Author: Emilie E. Palmer

Date: 18 April 1861

Location: Emilie E. Palmer 1859 Diary, Record Group 19/2, Oberlin College Archives

Document Type: Autograph Document    

Introduction:

Heartache4-Julia
Julia Loomis, likely the friend Palmer writes frequently about. She could also be the sister or cousin of Julius Fitch Loomis, Palmer’s husband. Julia could have introduced the two. RG 32/3/3, Shelf 12, Oberlin College Archives.

Palmer begins by detailing her summer plans to travel to Pittsfield, Ohio, where she will teach. Her writing then turns towards the Civil War, which has just begun.  She writes about the President Lincoln’s plea to the secessionists not to break away from the North and ends the entry with a hopeful air, asserting, “the right will triumph.”

Throughout her diary, she sometimes questioned the steadfastness of her religious beliefs, however she reaffirms her commitment to faith by asserting that God will end the Civil War. This is the last entry in Palmer’s first diary, and it is fitting that she ends her diary with a positive outlook on the world. After she finished her own words, she concluded the diary by copying four lines of Philip James Bailey’s ten-line poem, “We live in deeds not years; in thoughts not breaths” into her diary.1 In this deontological interpretation of life and morality, Palmer affirms her faith in secular art.

Document Text:

Heartache4April 18th

Next Tuesday I am to leave home again to spend the summer in Pittsfield.2  When I shall return I do not know.  My present plan is to go from there to [Kingsville] and spend one year there at a school.  I anticipate a pleasant time.  I wrote a letter to Julia3 last week.

Cordie came home last Friday in the rain was completely soaked and tired out acted like a baby, she returns next Tuesday.

War has began and battle has been fought, and fort [illegible].4

The President5 has issued a proclamation6calling for seventy five7 men to quell the secessionists, more than 200,000 [illegible].  Where the end will be we know not.  I wish I was a man [illegible] know.  Our Father is at the helm and “[illegible]” the storm clouds hover and the waves clash wildly, and [illegible] the “ship of state” be saved from the rocks. [Illegible] surely we know [that] eventually the right will triumph.

Transcribed by Hannah Cohen

Heartache4-map
Map of Lorain County, including the townships of Russia (where Oberlin is located), Wellington, Pittsfield, and Lagrange, which Palmer writes about in her entries. “Lorain County, Ohio Geneology,” Family Search, Web address, accessed 6 July 2015.

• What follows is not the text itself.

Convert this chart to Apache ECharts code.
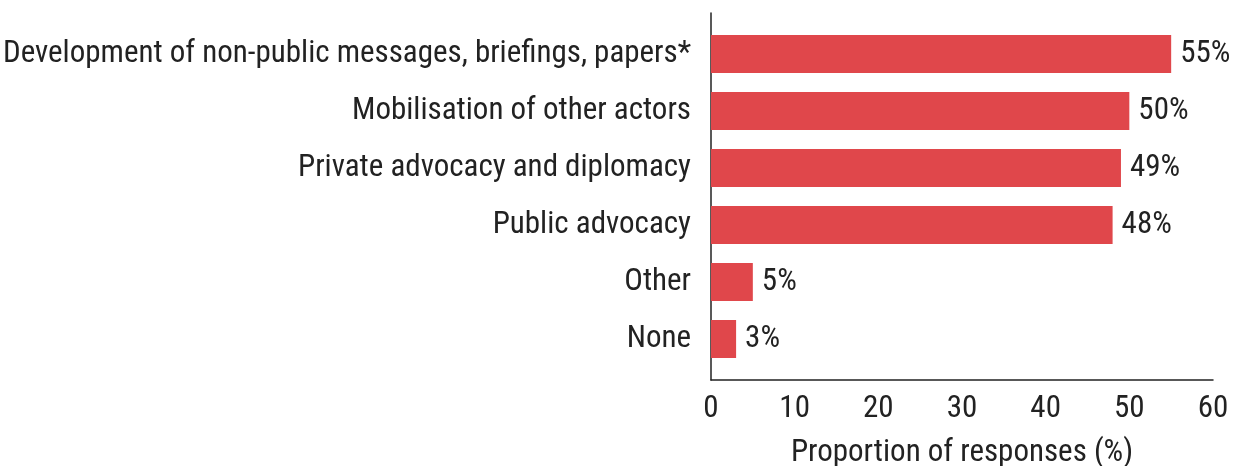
<!DOCTYPE html>
<html><head><meta charset="utf-8">
<script src="https://cdn.jsdelivr.net/npm/echarts@6/dist/echarts.min.js"></script>
<style>html,body{margin:0;padding:0;background:#fff}#c{width:1240px;height:466px}</style>
</head><body><div id="c"></div>
<script>
const categories = ["Development of non-public messages, briefings, papers*","Mobilisation of other actors","Private advocacy and diplomacy","Public advocacy","Other","None"];
const values = [55, 50, 49, 48, 5, 3];
const xTicks = [0, 10, 20, 30, 40, 50, 60];
const axisTitle = "Proportion of responses (%)";

const FONT = "'Roboto Condensed', Roboto";
const TXT = "#222";
const FS = 31;
const chart = echarts.init(document.getElementById('c'));
chart.setOption({
  animation: false,
  textStyle: {fontFamily: FONT},
  grid: [
    {left: 711, right: 27, top: 25.5, bottom: 98.5, containLabel: false, outerBoundsMode: 'none'},
    {left: 711, right: 27, top: 13, bottom: 86, containLabel: false, outerBoundsMode: 'none'}
  ],
  xAxis: [
    {gridIndex: 0, type: 'value', min: xTicks[0], max: xTicks[xTicks.length-1], interval: 10, show: false},
    {gridIndex: 1, type: 'value', min: xTicks[0], max: xTicks[xTicks.length-1], interval: 10,
     axisLine: {show: true, lineStyle: {color: '#222', width: 1.5}}, axisTick: {show: false}, splitLine: {show: false},
     axisLabel: {color: TXT, fontSize: FS, margin: 14, fontFamily: FONT},
     name: axisTitle, nameLocation: 'middle', nameGap: 58,
     nameTextStyle: {color: TXT, fontSize: FS, fontFamily: FONT}}
  ],
  yAxis: [
    {gridIndex: 0, type: 'category', data: categories, inverse: true,
     axisLine: {show: false}, axisTick: {show: false},
     axisLabel: {color: TXT, fontSize: FS, margin: 20, fontFamily: FONT}},
    {gridIndex: 1, type: 'value', min: 0, max: 1, axisLabel: {show: false}, splitLine: {show: false}, axisTick: {show: false},
     axisLine: {show: true, lineStyle: {color: '#222', width: 1.5}}}
  ],
  series: [{
    type: 'bar', xAxisIndex: 0, yAxisIndex: 0, data: values,
    barCategoryGap: '33.3%',
    itemStyle: {color: '#E0474B'},
    label: {show: true, position: 'right', distance: 9, formatter: '{c}%', color: TXT, fontSize: FS, fontFamily: FONT}
  }]
});
</script></body></html>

1Full poem text: We live in deeds, not years; in thoughts, not breaths; / In feelings, not in figures on a dial. / We should count time by heart-throbs. He most lives / Who thinks most, feels the noblest, acts the best. / And he whose heart beats quickest lives the longest: / Lives in one hour more than in years do some / Whose fat blood sleeps as it slips along their veins. / Life’s but a means unto an end; that end, Beginning, mean, and end to all things—God. / The dead have all the glory of the world. (Phillip James Bailey, “We live in deeds, not years; in thoughts, not breaths.” Poets.org. Academy of American Poets, Web address, 02 July 2015).

2Pittsfield, Ohio is a township in Lorain County, Ohio, also where Oberlin, Ohio is located.

3Likely Julia Loomis, the only Julia who graduated Oberlin College in 1860. Loomis is referred to in the majority of Palmer’s entries, as it appears they were very close friends. It is likely that Loomis is a relative of Julius Fitch Loomis, and introduced the couple.

4The first battle of the Civil War at Fort Sumter, South Carolina, from 12 April 1861 to 14 April 1861.

5Abraham Lincoln was President of the United States from 4 March 1861 to 15 April 1865.

6Referring to the 80th proclamation made by President Abraham Lincoln on 15 April 1861 detailing the organization of 75, 000 men to stop the secessionists and ordering the Senate and House of Representatives to convene on 4 July 1861 to discuss secessionist movement. (Abraham Lincoln, Proclamation 80 – Calling Forth the Militia and Convening an Extra Session of Congress, The American Presidency Project, Web address, accessed 17 March 2015. [Original Source: Proclamation 80 – Calling Forth the Militia and Convening an Extra Session of Congress, 15 April 1861]).

7Likely meant or misunderstood the figure 75,000.